+++ GIVEN MATERIAL +++

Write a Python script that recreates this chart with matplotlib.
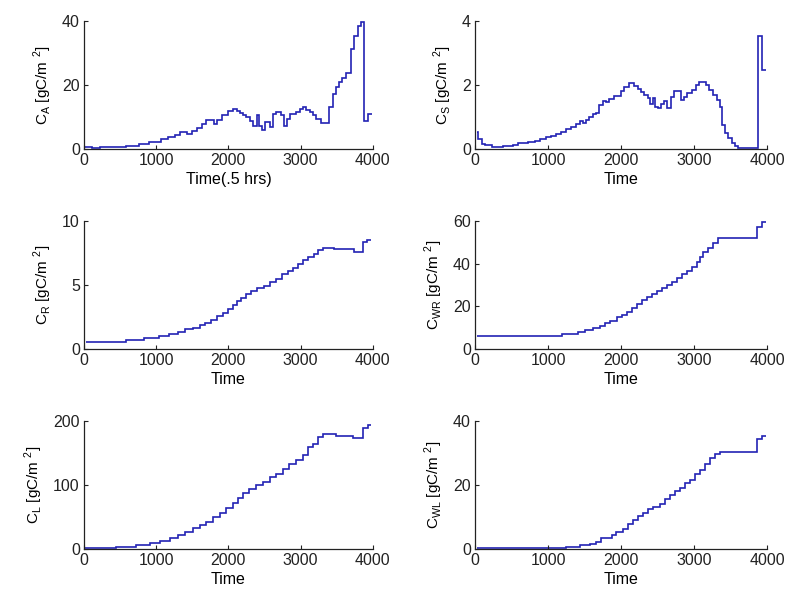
import numpy as np
import matplotlib
matplotlib.use("Agg")
import matplotlib.pyplot as plt

plt.rcParams['font.family'] = ['Liberation Sans', 'DejaVu Sans']
plt.rcParams['mathtext.fontset'] = 'custom'
plt.rcParams['mathtext.rm'] = 'Liberation Sans'

# step data: edges (time) and values between edges
ca_t = [0, 108, 225, 577, 765, 906, 1070, 1164, 1258, 1330, 1420, 1490, 1560, 1630, 1690,
        1800, 1845, 1915, 2000, 2070, 2115, 2160, 2205, 2250, 2300, 2345, 2390, 2420, 2460,
        2505, 2575, 2620, 2665, 2735, 2770, 2815, 2850, 2940, 2986, 3032, 3078, 3124, 3170,
        3215, 3284, 3400, 3445, 3490, 3535, 3580, 3628, 3697, 3743, 3789, 3835, 3881, 3940, 3986]
ca_v = [0.7, 0.2, 0.7, 1.0, 1.5, 2.3, 3.0, 3.6, 4.4, 5.3, 4.8, 5.7, 6.6, 7.9, 9.2,
        7.9, 9.2, 10.5, 12.0, 12.6, 12.0, 11.2, 10.5, 10.0, 8.9, 7.3, 10.5, 7.3, 5.8,
        8.4, 6.8, 11.0, 11.5, 10.5, 7.3, 9.4, 11.0, 11.5, 12.4, 13.0, 12.3, 11.5, 10.5,
        9.4, 8.2, 13.1, 17.3, 19.4, 21.0, 22.2, 23.9, 31.4, 35.4, 38.5, 39.6, 8.6, 11.0]

cs_t = [30, 45, 90, 136, 227, 386, 523, 590, 727, 818, 886, 977, 1045, 1114, 1182, 1250,
        1318, 1386, 1432, 1477, 1523, 1568, 1614, 1660, 1705, 1750, 1795, 1840, 1909, 2000,
        2045, 2114, 2182, 2227, 2273, 2318, 2364, 2395, 2432, 2468, 2500, 2545, 2591, 2636,
        2682, 2727, 2818, 2864, 2909, 2968, 3023, 3068, 3114, 3159, 3205, 3264, 3309, 3355,
        3386, 3423, 3468, 3514, 3559, 3605, 3877, 3932, 3990]
cs_v = [0.53, 0.3, 0.16, 0.13, 0.05, 0.1, 0.13, 0.18, 0.21, 0.26, 0.32, 0.37, 0.42, 0.47,
        0.53, 0.61, 0.68, 0.79, 0.86, 0.82, 0.92, 1.0, 1.1, 1.13, 1.37, 1.5, 1.48, 1.55, 1.67,
        1.81, 1.95, 2.05, 1.98, 1.87, 1.77, 1.69, 1.58, 1.4, 1.58, 1.32, 1.27, 1.4, 1.5, 1.27,
        1.63, 1.81, 1.53, 1.63, 1.74, 1.84, 2.0, 2.1, 2.08, 2.0, 1.84, 1.69, 1.53, 1.3,
        0.75, 0.49, 0.33, 0.18, 0.09, 0.02, 3.54, 2.47]

cr_t = [30, 582, 832, 1036, 1173, 1309, 1400, 1514, 1600, 1680, 1760, 1840, 1920, 2000,
        2060, 2120, 2180, 2240, 2320, 2400, 2490, 2580, 2660, 2740, 2820, 2900, 2960, 3040,
        3100, 3180, 3240, 3309, 3468, 3740, 3870, 3920, 3980]
cr_v = [0.57, 0.68, 0.83, 0.99, 1.2, 1.35, 1.56, 1.62, 1.85, 2.05, 2.3, 2.6, 2.85,
        3.1, 3.4, 3.75, 4.0, 4.3, 4.55, 4.75, 4.95, 5.2, 5.5, 5.85, 6.1, 6.35, 6.65,
        6.95, 7.2, 7.45, 7.7, 7.9, 7.8, 7.6, 8.35, 8.55]

cwr_t = [30, 1187, 1416, 1507, 1621, 1712, 1781, 1850, 1940, 2010, 2078, 2146, 2215, 2283,
         2352, 2420, 2489, 2557, 2626, 2694, 2763, 2831, 2900, 2968, 3037, 3082, 3128, 3196,
         3265, 3333, 3858, 3927, 3982]
cwr_v = [6.25, 7.2, 8.1, 8.9, 9.7, 10.8, 12.0, 13.1, 15.2, 16.0, 17.5, 19.4, 20.9, 23.0,
         24.5, 26.0, 27.2, 28.4, 30.0, 31.6, 33.1, 35.0, 36.6, 38.6, 40.9, 43.3, 45.6,
         47.2, 49.5, 51.9, 57.3, 59.4]

cl_t = [0, 447, 724, 909, 1047, 1186, 1300, 1393, 1509, 1600, 1693, 1785, 1878, 1970, 2062,
        2131, 2200, 2292, 2385, 2477, 2570, 2661, 2754, 2846, 2938, 3030, 3100, 3169, 3238,
        3307, 3491, 3722, 3861, 3930, 3976]
cl_v = [1.5, 3.6, 6.2, 8.8, 13, 17, 21.3, 26, 32.7, 37.4, 42.6, 49.4, 55.6, 63.4, 72.2,
        80, 87.8, 94.5, 99.7, 105, 112.7, 117.9, 125.7, 133.5, 139.7, 146.5, 159.5, 164.7,
        175, 179.2, 177, 174, 189.6, 193.8]

cwl_t = [30, 1250, 1434, 1570, 1663, 1732, 1870, 1938, 2030, 2099, 2168, 2236, 2305, 2373,
         2442, 2534, 2602, 2671, 2740, 2808, 2877, 2946, 3015, 3084, 3152, 3221, 3290, 3358,
         3863, 3932, 3991]
cwl_v = [0.2, 0.6, 1.1, 1.6, 2.3, 3.3, 4.4, 5.4, 6.4, 7.8, 9.0, 10.3, 11.3, 12.4, 13.2,
         14.2, 15.5, 16.8, 18.1, 19.2, 20.5, 21.7, 23.4, 24.8, 26.7, 28.3, 29.6, 30.3,
         34.5, 35.4]

panels = [
    (ca_t, ca_v, r'C$_{\rm A}$ [gC/m $^{\rm 2}$]', 'Time(.5 hrs)', 40, [0, 20, 40]),
    (cs_t, cs_v, r'C$_{\rm S}$ [gC/m $^{\rm 2}$]', 'Time', 4, [0, 2, 4]),
    (cr_t, cr_v, r'C$_{\rm R}$ [gC/m $^{\rm 2}$]', 'Time', 10, [0, 5, 10]),
    (cwr_t, cwr_v, r'C$_{\rm WR}$ [gC/m $^{\rm 2}$]', 'Time', 60, [0, 20, 40, 60]),
    (cl_t, cl_v, r'C$_{\rm L}$ [gC/m $^{\rm 2}$]', 'Time', 200, [0, 100, 200]),
    (cwl_t, cwl_v, r'C$_{\rm WL}$ [gC/m $^{\rm 2}$]', 'Time', 40, [0, 20, 40]),
]

fig = plt.figure(figsize=(7.87, 5.97), dpi=100)
lefts = [0.1067, 0.6036]
bottoms = [0.7504, 0.4154, 0.0804]
w = [0.367, 0.371]
h = 0.2144

for i, (t, v, ylab, xlab, ymax, yt) in enumerate(panels):
    r, c = divmod(i, 2)
    ax = fig.add_axes([lefts[c], bottoms[r], w[c], h])
    ax.stairs(v, t, baseline=None, color='#2222b4', linewidth=1.2)
    ax.set_xlim(0, 4000)
    ax.set_ylim(0, ymax)
    ax.set_xticks([0, 1000, 2000, 3000, 4000])
    ax.set_yticks(yt)
    ax.spines['top'].set_visible(False)
    ax.spines['right'].set_visible(False)
    for s in ['left', 'bottom']:
        ax.spines[s].set_color('#222222')
        ax.spines[s].set_linewidth(0.9)
    ax.tick_params(direction='in', length=3, width=0.8, labelsize=11.5, colors='#222222', pad=3)
    ax.set_ylabel(ylab, fontsize=11, labelpad=6)
    ax.set_xlabel(xlab, fontsize=11.5, labelpad=3)

plt.savefig("out.png", dpi=100)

+++

__DIRECTIVE__. Go from the first line of the data above to the line containing "39.6, 8.6, 11.0]" and retype exactly those lines, both included, but none of the pictures.

__WORKED ANSWER__.
Write a Python script that recreates this chart with matplotlib.
import numpy as np
import matplotlib
matplotlib.use("Agg")
import matplotlib.pyplot as plt

plt.rcParams['font.family'] = ['Liberation Sans', 'DejaVu Sans']
plt.rcParams['mathtext.fontset'] = 'custom'
plt.rcParams['mathtext.rm'] = 'Liberation Sans'

# step data: edges (time) and values between edges
ca_t = [0, 108, 225, 577, 765, 906, 1070, 1164, 1258, 1330, 1420, 1490, 1560, 1630, 1690,
        1800, 1845, 1915, 2000, 2070, 2115, 2160, 2205, 2250, 2300, 2345, 2390, 2420, 2460,
        2505, 2575, 2620, 2665, 2735, 2770, 2815, 2850, 2940, 2986, 3032, 3078, 3124, 3170,
        3215, 3284, 3400, 3445, 3490, 3535, 3580, 3628, 3697, 3743, 3789, 3835, 3881, 3940, 3986]
ca_v = [0.7, 0.2, 0.7, 1.0, 1.5, 2.3, 3.0, 3.6, 4.4, 5.3, 4.8, 5.7, 6.6, 7.9, 9.2,
        7.9, 9.2, 10.5, 12.0, 12.6, 12.0, 11.2, 10.5, 10.0, 8.9, 7.3, 10.5, 7.3, 5.8,
        8.4, 6.8, 11.0, 11.5, 10.5, 7.3, 9.4, 11.0, 11.5, 12.4, 13.0, 12.3, 11.5, 10.5,
        9.4, 8.2, 13.1, 17.3, 19.4, 21.0, 22.2, 23.9, 31.4, 35.4, 38.5, 39.6, 8.6, 11.0]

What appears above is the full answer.